Saturday, August 6, 2005

Atomic war

There was no one to write the green-eyed girl
The words that her lover had said
While Mother at home is 'waiting her girl
She'll only know she's dead

                 - "Two Soldiers" (Cowboy Junkies)

The San Francisco Chronicle has been paying a lot of attention to the Hiroshima anniversary.

HIROSHIMA: The birth of nuclear warfare / 50,000 survivors / Some Hiroshima residents still carry the scars of the living hel...  by John Flinn San Francisco Chronicle 07/31/05

Yamaoka and her mother fled toward Hijiyama Hill, where there was a military encampment.

"I passed a friend and she didn't recognize my bloated face. It was then that I started to feel the pain from my burns. When I got to the military base I lay down and someone put tempura oil on my burns. There were so many people on the ground who were dead and dying that you had to call out, 'Help me!' to let them know you were still alive. If you stopped screaming they assumed you were dead. There were people all around me on the brink of death, and already they were covered with maggots.

"I told my mother I wanted to die at home on my tatami mat, not here on the ground. She told me our house was gone. There was nothing to go back to. People told me that if I drank the water I'd die, so I drank lots and lots of it. I wanted to die."

Half an hour after the explosion, a strange rain began falling on the city. Soot and debris from the explosion had risen high into the atmosphere with the mushroom cloud, mixed with radioactive particles and then fallen back onto the city as a thick, oily, sticky black rain. It was highly radioactive. ...

Yamaoka, 75, is still scarred. Her fingernails curve off her fingers at odd angles, and the skin on her hands is puffy and red. She can't twist the plastic cap off a bottle of water, and when someone snaps a picture of her, the flash makes her wince.

"I can't help it," she said. "It always reminds me of that day." She's undergone 27 skin grafts and other operations, in Japan and the United States. Yamaoka developed breast cancer years ago, and now has thyroid cancer. She has chosen to let it run its course. "I just can't go through another operation," she said.

HIROSHIMA: The birth of nuclear warfare / How the U.S. got to Dr. Strangelove / Nuclear weapons changed the world by William S. Kowinski San Francisco Chronicle 07/31/05.

That the second bomb left San Francisco on the day the first was tested suggests the momentum to use it. Whether dropping the bomb was necessary to secure Japan's surrender before an invasion became necessary is still being debated. DeGroot believes that Japan was looking for a way to surrender in June and July. But there were other considerations, mostly to do with demonstrating American power, especially to the Soviet Union.

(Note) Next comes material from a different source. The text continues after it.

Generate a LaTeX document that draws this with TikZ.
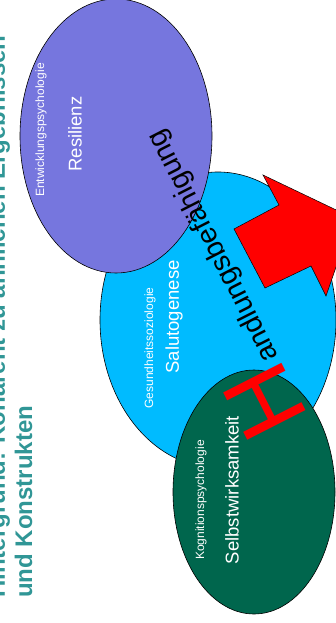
\documentclass[tikz,border=0pt]{standalone}
\usepackage{fontspec}
\setmainfont{Liberation Sans}
\definecolor{titleteal}{RGB}{48,150,150}
\definecolor{lavender}{RGB}{118,118,222}
\definecolor{skyblue}{RGB}{0,187,255}
\definecolor{darkgreen}{RGB}{0,102,77}
\begin{document}
\begin{tikzpicture}[x=1pt,y=-1pt,
  blob/.style={draw=black,line width=0.6pt},
  field/.style={text=white,rotate=90,inner sep=0pt,font=\fontsize{12}{14}\selectfont},
  concept/.style={text=white,rotate=90,inner sep=0pt,font=\fontsize{18.5}{22}\selectfont},
  headline/.style={text=titleteal,rotate=90,inner sep=0pt,anchor=base west,font=\bfseries\fontsize{24}{28}\selectfont}]
\useasboundingbox (0,0) rectangle (336,623);
\clip (0,0) rectangle (336,623);
\fill[white] (0,0) rectangle (336,623);

% two-line title, turned to read upwards
\node[headline] (t1) at (5,598) {Hintergrund: Kohärent zu ähnlichen Ergebnissen};
\node[headline] (t2) at (32,598) {und Konstrukten};

% the three research fields
\draw[blob,fill=skyblue] (218,320) ellipse [x radius=118, y radius=148];
\draw[blob,fill=lavender] (116,136) ellipse [x radius=96, y radius=137];
\draw[blob,fill=darkgreen] (254,492) ellipse [x radius=81, y radius=122];

% block arrow
\filldraw[fill=red,draw=black,line width=0.5pt]
  (263,175) -- (279,205) -- (234,229) -- (265,288) -- (311,266) -- (326,296) -- (353,218) -- cycle;

% labels inside the ellipses
\node[field] (f1) at (41,130) {Entwicklungspsychologie};
\node[concept] (c1) at (75,134) {Resilienz};
\node[field] (f2) at (150,348) {Gesundheitssoziologie};
\node[concept] (c2) at (174,317) {Salutogenese};
\node[field] (f3) at (201,500) {Kognitionspsychologie};
\node[concept] (c3) at (232,490) {Selbstwirksamkeit};

% slanted word with oversized initial
\node[rotate=117,anchor=base west,inner sep=0pt] (hb) at (310,418)
  {{\fontsize{95}{95}\selectfont\color{red}H}{\fontsize{28.5}{30}\selectfont andlungsbefähigung}};
\end{tikzpicture}
\end{document}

Using the bomb quickly became a test of patriotism. "For most Manhattan Project scientists the bomb was a deterrent, not a weapon," DeGroot writes. Physicist Leo Szilard had done as much as anyone to try to persuade FDR to develop the bomb because Germany was doing so. But on the day after that first test, he sent government officials a petition signed by 69 project scientists arguing that to use the bomb would ignite a dangerous arms race and damage America's postwar moral position, especially its ability to bring "the unloosed forces of destruction under control."

The petition was ignored, and Gen. Leslie Groves, the senior military official in charge of the project, began making a case that Szilard was a security risk. It's a pattern that would be repeated often.  ...

Hiroshima was selected as the primary target because it had no allied POW camps. However, there were nearly 5,000 American children in the city -- "mainly children sent to Japan after their parents, U.S. citizens of Japanese origin, had been interred." It seems likely some of those children were from San Francisco. ...

This peculiar combination of denial plus the immense power of thousands of bombs contributed to an era of deadly absurdities: the age of Dr. Strangelove. Yet reality was not so different, right down to the preposterously appropriate names: the head of the Strategic Air Command, Gen. Tommy Power, gave his philosophy of nuclear war in 1960: "At the end of the war, if there are two Americans and one Russian, we win!"